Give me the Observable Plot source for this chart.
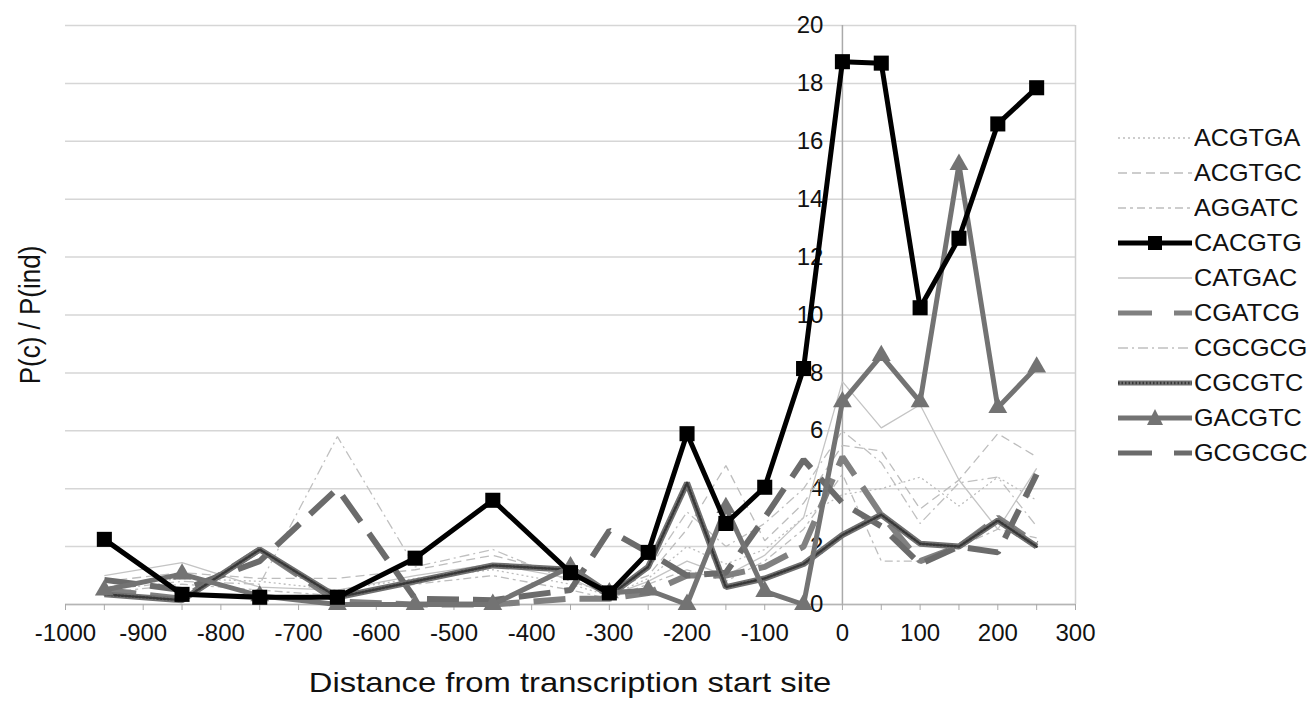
<!DOCTYPE html>
<html><head><meta charset="utf-8">
<script src="https://cdn.jsdelivr.net/npm/d3@7"></script>
<script src="https://cdn.jsdelivr.net/npm/@observablehq/plot@0.6"></script>
<style>
body{margin:0;background:#fff;font-family:"Liberation Sans",Arial,sans-serif;}
#wrap{position:relative;width:1308px;height:701px;overflow:hidden;}
#legend{position:absolute;left:1116px;top:120px;}
.row{height:35px;display:flex;align-items:center;font-size:24px;color:#111;}
.row span{display:inline-block;transform:scaleX(1.05);transform-origin:left center;}
.row svg{display:block;margin-right:2px;}
#xtitle{position:absolute;left:570px;top:683px;font-size:28px;white-space:nowrap;transform:translate(-50%,-50%) scaleX(1.17);color:#111;}
#ytitle{position:absolute;left:30px;top:315px;font-size:26px;white-space:nowrap;transform:translate(-50%,-50%) rotate(-90deg) scale(1,1.17);color:#111;}
</style></head><body><div id="wrap"><div id="chart"></div><div id="legend"></div><div id="xtitle"></div><div id="ytitle"></div></div>
<script>
// Positions (distance from transcription start site)
const positions = [-950,-850,-750,-650,-550,-450,-350,-300,-250,-200,-150,-100,-50,0,50,100,150,200,250];
// Series values P(c)/P(ind)
const ACGTGA = [0.6,0.9,0.8,0.5,0.9,1.2,0.7,0.3,0.9,2.0,1.4,1.9,3.0,3.8,4.0,4.4,3.4,4.4,3.6];
const ACGTGC = [0.8,1.1,0.9,0.9,1.2,1.7,1.0,0.5,1.0,2.6,4.8,2.2,3.5,5.5,5.3,3.3,4.3,5.9,5.1];
const AGGATC = [0.4,0.7,0.5,0.3,0.7,1.0,0.5,0.2,0.7,1.2,0.8,1.5,2.6,4.5,1.5,1.5,2.0,2.6,2.3];
const CACGTG = [2.25,0.35,0.25,0.25,1.6,3.6,1.1,0.4,1.8,5.9,2.8,4.05,8.15,18.75,18.7,10.25,12.65,16.6,17.85];
const CATGAC = [1.0,1.45,0.6,0.5,1.0,1.4,0.9,0.3,0.8,1.5,1.0,1.7,3.0,7.7,6.1,6.9,4.3,2.6,4.7];
const CGATCG = [0.5,0.2,1.9,0.1,0.0,0.0,0.2,0.2,0.4,1.0,1.0,1.3,2.0,5.1,3.1,1.5,2.0,3.0,2.1];
const CGCGCG = [0.5,0.8,0.7,5.8,1.3,1.9,0.8,0.4,1.2,3.2,2.0,2.8,4.0,6.0,4.9,2.8,4.2,4.4,2.7];
const CGCGTC = [0.35,0.15,1.9,0.25,0.8,1.35,1.2,0.3,1.3,4.2,0.6,0.9,1.4,2.4,3.1,2.1,2.0,2.9,2.0];
const GACGTC = [0.5,1.05,0.3,0.0,0.0,0.0,1.3,0.4,0.5,0.0,3.35,0.45,0.0,7.0,8.6,7.0,15.2,6.8,8.2];
const GCGCGC = [0.85,0.5,1.5,4.0,0.2,0.15,0.5,2.55,1.8,1.0,1.1,3.0,5.0,3.5,2.7,1.4,2.0,1.8,4.5];

const seriesNames = ["ACGTGA","ACGTGC","AGGATC","CACGTG","CATGAC","CGATCG","CGCGCG","CGCGTC","GACGTC","GCGCGC"];
const seriesValues = {ACGTGA, ACGTGC, AGGATC, CACGTG, CATGAC, CGATCG, CGCGCG, CGCGTC, GACGTC, GCGCGC};
const yTicks = [0,2,4,6,8,10,12,14,16,18,20];
const xTicks = [-1000,-900,-800,-700,-600,-500,-400,-300,-200,-100,0,100,200,300];
const xMinorTicks = [-1000,-950,-900,-850,-800,-750,-700,-650,-600,-550,-500,-450,-400,-350,-300,-250,-200,-150,-100,-50,0,50,100,150,200,250,300];
const xTitle = "Distance from transcription start site";
const yTitle = "P(c) / P(ind)";

const styles = {
  ACGTGA: {stroke:"#bdbdbd", w:1.3, dash:"2,3"},
  ACGTGC: {stroke:"#bdbdbd", w:1.3, dash:"9,5"},
  AGGATC: {stroke:"#bdbdbd", w:1.3, dash:"8,4,3,4"},
  CACGTG: {stroke:"#000000", w:5, dash:null, marker:"square", r:8.5},
  CATGAC: {stroke:"#c4c4c4", w:1.3, dash:null},
  CGATCG: {stroke:"#808080", w:6, dash:"32,14"},
  CGCGCG: {stroke:"#c0c0c0", w:1.3, dash:"10,4,2,4"},
  CGCGTC: {stroke:"#707070", w:6, dash:null, hatch:true},
  GACGTC: {stroke:"#737373", w:5, dash:null, marker:"triangle", r:7},
  GCGCGC: {stroke:"#6b6b6b", w:6, dash:"32,14"}
};

const rows = name => positions.map((p, i) => ({x: p, y: seriesValues[name][i]}));
const drawOrder = ["ACGTGA","ACGTGC","AGGATC","CATGAC","CGCGCG","CGATCG","GCGCGC","CGCGTC","GACGTC","CACGTG"];

const lineMarks = [];
for (const name of drawOrder) {
  const s = styles[name];
  const data = rows(name);
  lineMarks.push(Plot.line(data, {x:"x", y:"y", stroke:s.stroke, strokeWidth:s.w, strokeDasharray:s.dash || undefined, strokeLinejoin:"miter", strokeLinecap:"butt"}));
  if (s.hatch) lineMarks.push(Plot.line(data, {x:"x", y:"y", stroke:"#383838", strokeWidth:2.5, strokeDasharray:"1.5,2"}));
  if (s.marker) lineMarks.push(Plot.dot(data, {x:"x", y:"y", symbol:s.marker, r:s.r, fill:s.stroke, stroke:"none"}));
}

const chart = Plot.plot({
  width: 1308, height: 701,
  marginLeft: 65, marginRight: 233, marginTop: 25, marginBottom: 97,
  style: {fontFamily: "Liberation Sans, Arial, sans-serif", fontSize: "24px", color: "#111", background: "#fff"},
  x: {domain: [-1000, 300]},
  y: {domain: [0, 20], axis: null},
  marks: [
    Plot.gridY(yTicks, {stroke: "#d6d6d6", strokeOpacity: 1, strokeWidth: 1.5}),
    Plot.ruleX([300], {stroke: "#d0d0d0", strokeWidth: 1.5}),
    Plot.ruleX([0], {stroke: "#aaaaaa", strokeWidth: 1.5}),
    Plot.ruleY([0], {stroke: "#b5b5b5", strokeWidth: 1.5}),
    Plot.axisX({ticks: xMinorTicks, tickSize: 6, tickPadding: 13, stroke: "#aaaaaa", fill: "#111", fontSize: 24,
      tickFormat: d => (xTicks.includes(d) ? String(d) : ""), label: null}),
    Plot.text(yTicks, {x: 0, y: d => d, text: d => String(d), dx: -19, textAnchor: "end", fontSize: 24, fill: "#111"}),
    ...lineMarks
  ]
});
document.getElementById("chart").appendChild(chart);
document.getElementById("xtitle").textContent = xTitle;
document.getElementById("ytitle").textContent = yTitle;

// Legend
const legend = document.getElementById("legend");
const ns = "http://www.w3.org/2000/svg";
for (const name of seriesNames) {
  const s = styles[name];
  const row = document.createElement("div");
  row.className = "row";
  const svg = document.createElementNS(ns, "svg");
  svg.setAttribute("width", 76); svg.setAttribute("height", 24);
  const ln = document.createElementNS(ns, "line");
  ln.setAttribute("x1", 2); ln.setAttribute("x2", 76); ln.setAttribute("y1", 12); ln.setAttribute("y2", 12);
  ln.setAttribute("stroke", s.stroke); ln.setAttribute("stroke-width", Math.min(s.w, 5));
  if (s.dash) ln.setAttribute("stroke-dasharray", s.w > 3 ? "34,22" : s.dash);
  svg.appendChild(ln);
  if (s.hatch) {
    const h = document.createElementNS(ns, "line");
    h.setAttribute("x1", 2); h.setAttribute("x2", 76); h.setAttribute("y1", 12); h.setAttribute("y2", 12);
    h.setAttribute("stroke", "#383838"); h.setAttribute("stroke-width", 2.5); h.setAttribute("stroke-dasharray", "1.5,2");
    svg.appendChild(h);
  }
  if (s.marker === "square") {
    const r = document.createElementNS(ns, "rect");
    r.setAttribute("x", 32); r.setAttribute("y", 5); r.setAttribute("width", 14); r.setAttribute("height", 14); r.setAttribute("fill", s.stroke);
    svg.appendChild(r);
  } else if (s.marker === "triangle") {
    const p = document.createElementNS(ns, "path");
    p.setAttribute("d", "M39,3 L47,19 L31,19 Z"); p.setAttribute("fill", s.stroke);
    svg.appendChild(p);
  }
  row.appendChild(svg);
  const t = document.createElement("span"); t.textContent = name;
  row.appendChild(t);
  legend.appendChild(row);
}
</script></body></html>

WORK INSTRUCTIONS:
Work out how many lines above have the string "chart" in them, and give only the number.

FULL SOLUTION:
4